Forbes: Charitable Giving May Take $9.5 Billion hit in 2013 Due to Cliff Deal

Forbes Reports: How much will charitable giving drop? There’s no precise answer, of course. And, by some reckonings it could be substantial. For instance, if charitable giving took the full hit of the new deduction limitation—and all charitable giving by households earning more than $300,000 were reduced by three percent—that same couple earning $400,000 could reduce their charitable contributions by as much as 30 percent (assuming a dollar decrease for each dollar reduction in deductibility—what the economists call an elasticity of 1.0).
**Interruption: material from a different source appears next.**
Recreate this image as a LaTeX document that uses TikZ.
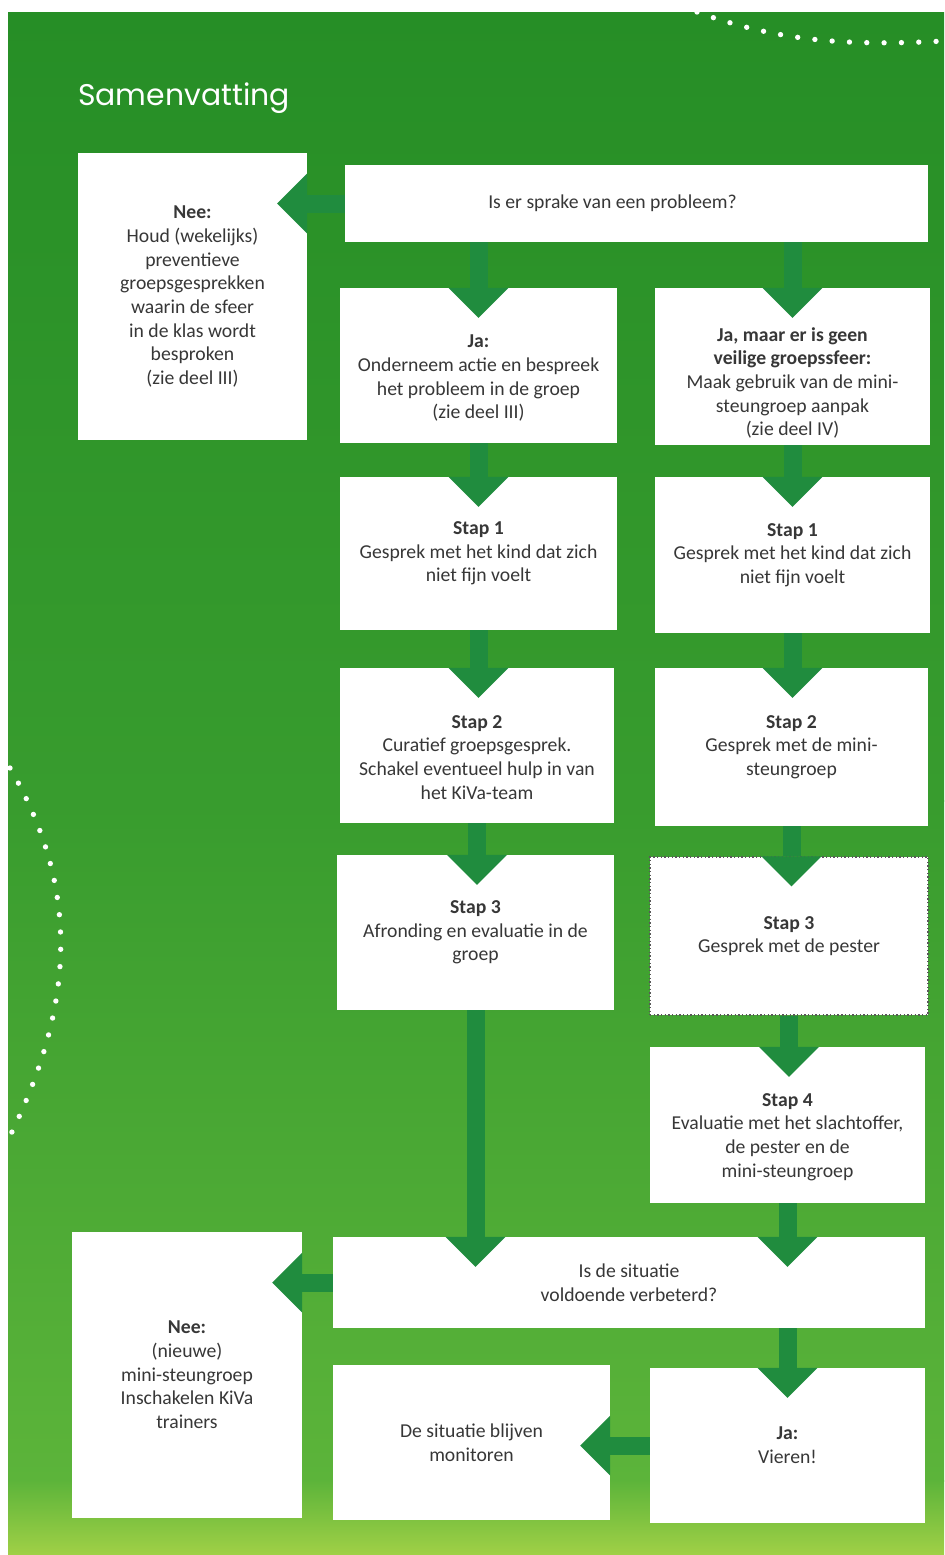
\documentclass[tikz,border=0pt]{standalone}
\usepackage{fontspec}
\setmainfont{Carlito}
\newfontfamily\titlefont{Poppins}
\usetikzlibrary{arrows.meta}
\pgfdeclarelayer{edgelayer}
\pgfdeclarelayer{nodelayer}
\pgfsetlayers{main,nodelayer,edgelayer}
\definecolor{bgtop}{RGB}{38,142,38}
\definecolor{bgmid}{RGB}{56,156,46}
\definecolor{bglow}{RGB}{92,180,58}
\definecolor{bgyel}{RGB}{160,208,70}
\definecolor{arrowgreen}{RGB}{32,140,62}
\definecolor{boxtext}{RGB}{55,55,55}
\newcommand\lager[1]{\rule{0pt}{\dimexpr 0.7\baselineskip+#1\relax}}
\tikzstyle{box}=[rectangle, fill=white, inner sep=2pt, align=center, text=boxtext, font=\fontsize{16.8}{20.2}\selectfont]
\tikzstyle{dotbox}=[box, draw=gray!70!black, line width=0.04cm, dotted]
\tikzstyle{flow}=[draw=arrowgreen, line width=0.54cm, -{Triangle[width=1.8cm, length=0.9cm, line width=0pt]}]
\tikzstyle{dots}=[draw=white, line width=0.16cm, line cap=round, dash pattern=on 0pt off 0.52cm]
\tikzstyle{title}=[text=white, font=\titlefont\fontsize{25.5}{30}\selectfont]

\begin{document}
\begin{tikzpicture}[x=0.03cm, y=-0.03cm]
	\useasboundingbox (0,0) rectangle (944,1555);
	% achtergrond
	\fill[white] (0,0) rectangle (944,1555);
	\shade[top color=bgtop, bottom color=bgmid] (8,12) rectangle (944,801);
	\shade[top color=bgmid, bottom color=bglow] (8,800) rectangle (944,1481);
	\shade[top color=bglow, bottom color=bgyel] (8,1480) rectangle (944,1555);
	\draw[dots] (697,12) .. controls (780,42) and (850,46) .. (944,41);
	\draw[dots] (10,768) .. controls (78,885) and (78,1000) .. (8,1140);
	\node[title] (titel) at (184,98) {Samenvatting};
	\begin{pgfonlayer}{nodelayer}
		\node [style=box, minimum width=6.87cm, minimum height=8.61cm] (nee1) at (192.5, 296.5) {\textbf{Nee:}\\Houd (wekelijks)\\preventieve\\groepsgesprekken\\waarin de sfeer\\in de klas wordt\\besproken\\(zie deel III)};
		\node [style=box, minimum width=17.49cm, minimum height=2.31cm] (vraag1) at (636.5, 203.5) {Is er sprake van een probleem?\hspace*{1.44cm}};
		\node [style=box, minimum width=8.31cm, minimum height=4.65cm] (ja) at (478.5, 365.5) {\lager{0.66cm}\textbf{Ja:}\\Onderneem actie en bespreek\\het probleem in de groep\\(zie deel III)};
		\node [style=box, minimum width=8.25cm, minimum height=4.71cm] (jamaar) at (792.5, 366.5) {\lager{0.9cm}\textbf{Ja, maar er is geen}\\\textbf{veilige groepssfeer:}\\Maak gebruik van de mini-\\steungroep aanpak\\(zie deel IV)};
		\node [style=box, minimum width=8.31cm, minimum height=4.59cm] (stap1l) at (478.5, 553.5) {\textbf{Stap 1}\\Gesprek met het kind dat zich\\niet fijn voelt};
		\node [style=box, minimum width=8.25cm, minimum height=4.68cm] (stap1r) at (792.5, 555) {\textbf{Stap 1}\\Gesprek met het kind dat zich\\niet fijn voelt};
		\node [style=box, minimum width=8.22cm, minimum height=4.65cm] (stap2l) at (477, 745.5) {\lager{0.6cm}\textbf{Stap 2}\\Curatief groepsgesprek.\\Schakel eventueel hulp in van\\het KiVa-team};
		\node [style=box, minimum width=8.19cm, minimum height=4.74cm] (stap2r) at (791.5, 747) {\textbf{Stap 2}\\Gesprek met de mini-\\steungroep};
		\node [style=box, minimum width=8.31cm, minimum height=4.65cm] (stap3l) at (475.5, 932.5) {\textbf{Stap 3}\\Afronding en evaluatie in de\\groep};
		\node [style=dotbox, minimum width=8.34cm, minimum height=4.74cm] (stap3r) at (789, 936) {\textbf{Stap 3}\\Gesprek met de pester};
		\node [style=box, minimum width=8.25cm, minimum height=4.68cm] (stap4) at (787.5, 1125) {\lager{0.6cm}\textbf{Stap 4}\\Evaluatie met het slachtoffer,\\de pester en de\\mini-steungroep};
		\node [style=box, minimum width=17.76cm, minimum height=2.73cm] (vraag2) at (629, 1282.5) {Is de situatie\\voldoende verbeterd?};
		\node [style=box, minimum width=6.9cm, minimum height=8.58cm] (nee2) at (187, 1375) {\textbf{Nee:}\\(nieuwe)\\mini-steungroep\\Inschakelen KiVa\\trainers};
		\node [style=box, minimum width=8.31cm, minimum height=4.65cm] (monitor) at (471.5, 1442.5) {De situatie blijven\\monitoren};
		\node [style=box, minimum width=8.25cm, minimum height=4.65cm] (vieren) at (787.5, 1445.5) {\textbf{Ja:}\\Vieren!};
	\end{pgfonlayer}
	\begin{pgfonlayer}{edgelayer}
		\draw [style=flow] (vraag1.west) to ([xshift=-0.9cm]nee1.east |- vraag1.west);
		\draw [style=flow] (vraag1.south -| ja.north) to ([yshift=-0.9cm]ja.north);
		\draw [style=flow] (vraag1.south -| jamaar.north) to ([yshift=-0.9cm]jamaar.north);
		\draw [style=flow] (ja.south) to ([yshift=-0.9cm]stap1l.north);
		\draw [style=flow] (jamaar.south) to ([yshift=-0.9cm]stap1r.north);
		\draw [style=flow] (stap1l.south) to ([yshift=-0.9cm]stap1l.south |- stap2l.north);
		\draw [style=flow] (stap1r.south) to ([yshift=-0.9cm]stap1r.south |- stap2r.north);
		\draw [style=flow] (stap2l.south) to ([yshift=-0.9cm]stap2l.south |- stap3l.north);
		\draw [style=flow] (stap2r.south) to ([yshift=-0.9cm]stap2r.south |- stap3r.north);
		\draw [style=flow] (stap3r.south) to ([yshift=-0.9cm]stap3r.south |- stap4.north);
		\draw [style=flow] (stap3l.south) to ([yshift=-0.9cm]stap3l.south |- vraag2.north);
		\draw [style=flow] (stap4.south) to ([yshift=-0.9cm]stap4.south |- vraag2.north);
		\draw [style=flow] (vraag2.south -| vieren.north) to ([yshift=-0.9cm]vieren.north);
		\draw [style=flow] (vraag2.west) to ([xshift=-0.9cm]nee2.east |- vraag2.west);
		\draw [style=flow] (vieren.west) to ([xshift=-0.9cm]monitor.east |- vieren.west);
	\end{pgfonlayer}
\end{tikzpicture}
\end{document}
It’s worth keeping in mind that, 2010, when Indiana University’s Center on Philanthropy modeled the effect of a limitation proposed by the Obama Administration –one that would have limited the value of all deductions to 28 percent of their total, even for taxpayers in higher tax brackets—the drop was estimated to be just 1.3 percent. (That’s still around $2.25 billion, though.) That takes into account elasticity—the responsiveness of individuals to particular changes in cost – here the after-tax cost of charitable giving. Taking that into consideration, the effect of the fiscal cliff deal is likely to be smaller than a 30 percent reduction. Indeed, if one uses the Indiana study as a guide, even if charitable contributions take the full hit, the reduction would fall closer to at most a five and-a-half percentage point reduction; about $9.5 billion.